Best approximation of a compactly supported density by a single Gaussian Note: This is a follow-up question inspired by a previous (more difficult) question I asked on MathOverflow.
Let $f:\mathbb{R}\to\mathbb{R}$ be a (sufficiently regular, e.g. smooth) probability density supported on the (compact) interval $[a,b]$. Let $\Vert\cdot\Vert$ be some norm (e.g. $L^2$, total variation). What is the best approximation to $f$ by a single, univariate Gaussian? In other words, solve
$$
\text{argmin}_{m\in\mathbb{R},v^2\ge 0}\Vert f-g_{m,v^2}\Vert
$$
where $g_{m,v^2}$ is the Gaussian PDF with mean $m$ and variance $v^2$. As I mention above, this question is related to a previous question; I realized while trying to solve that problem that even the simple case of a single Gaussian seems nontrivial. 
Hint: I have verified numerically, for both $L^2$ and TV norm, that the answer is not $m=\mathbb{E}_{X\sim f} X$ or $v^2=\text{var}_{X\sim f} (X)$.
Note: The details of which norm (or even metric) or regularity assumptions are made are not important here. I am mostly curious to see if this computation can be carried out for any "reasonable" distance and regularity. In fact, even the case of minimizing over $m$ alone (holding $v^2$ fixed) appears difficult. Note that for the KL-divergence (which is neither a norm nor a metric), this can be solved in closed form quite easily.
 A: (i) You can try to minimize the squared Hellinger distance 
$$H(m,v)^2:=\frac12\,\int(\sqrt f-\sqrt{g_{m,v^2}})^2
=1-\int \sqrt f \sqrt{g_{m,v^2}}, 
$$
which amounts to the maximization of the comparatively simple expression 
$$J(m,v):=\int \sqrt{f(x)}\frac1{\sqrt v}\,\exp\Big\{-\frac{(x-m)^2}{4v^2}\Big\}dx
$$
in $m,v$. 
In particular, if $f$ is log concave, then the integrand in the latter integral is log concave in $(m,x)$. So, by the Prékopa--Leindler theorem (see e.g.
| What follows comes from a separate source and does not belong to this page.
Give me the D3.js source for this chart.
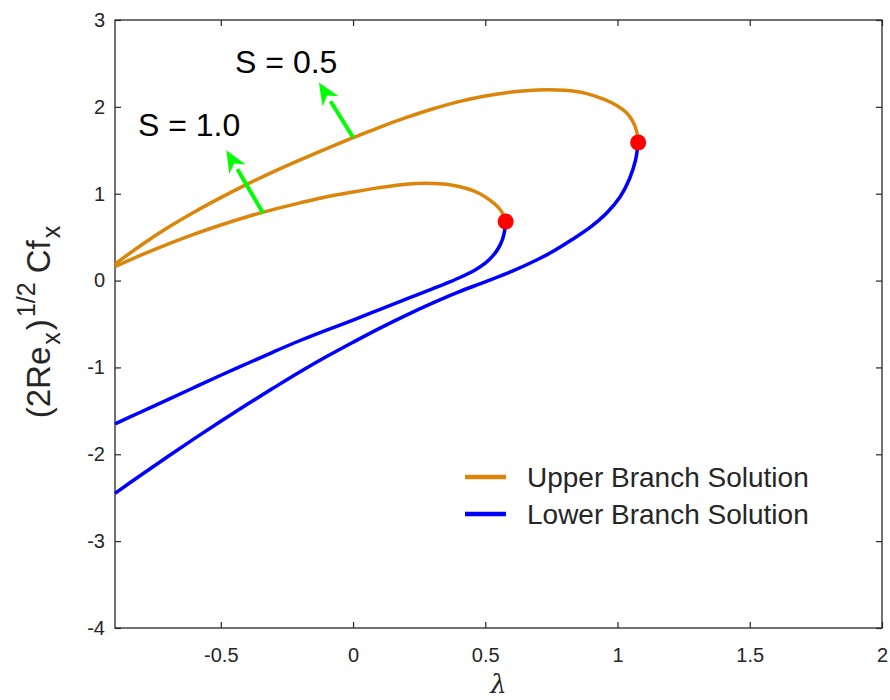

Corollary 3.5), $J(m,v)$ is log concave in $m$ and hence will usually have a unique maximum in $m$. If, moreover, $f$ is symmetric about the midpoint $(a+b)/2$ of the interval $[a,b]$, then the maximum of $J(m,v)$ in $m$ is at $m=(a+b)/2$, and then it remains to maximize $J((a+b)/2,v)$ in $v>0$, which should usually be easy to do. 
E.g., if $f$ is the density of the beta distribution Beta$(p,p)$ with parameters $\alpha=p$ and $\beta=p$ with $p\ge1$, then $J(m,v)$ is log concave in $m$ and its maximum in $m$ is at $m=1/2$. Here is a graph of the ratio of the maximizer of $J(1/2,v)$ in $v>0$ to the true standard deviation of the Beta$(p,p)$ distribution as the function of $p\ge1$: 

We see that this ratio is pretty close to $1$ already for $p=1$. 
(ii) Alternatively, you can try to minimize 
$$\int(\ln f-\ln{g_{m,v^2}})^2d\mu
=\int\Big(\ln f(x)+\ln\sqrt{2\pi}+\ln v+\frac{(x-m)^2}{2v^2}\Big)^2\,\mu(dx)   
$$
for some measure $\mu$. Expanding the latter integrand and then integrating term-wise, we see that, for a given measure $\mu$, this reduces to the minimization in $v>0$ and $m$ of a linear combination of the form 
$$\sum_{j=1}^{15}c_j w_j(m,v),
$$
where, for each $j$, $c_j$ is a known real number and $w_j(m,v)$ is a rather simple elementary function of $m,v$.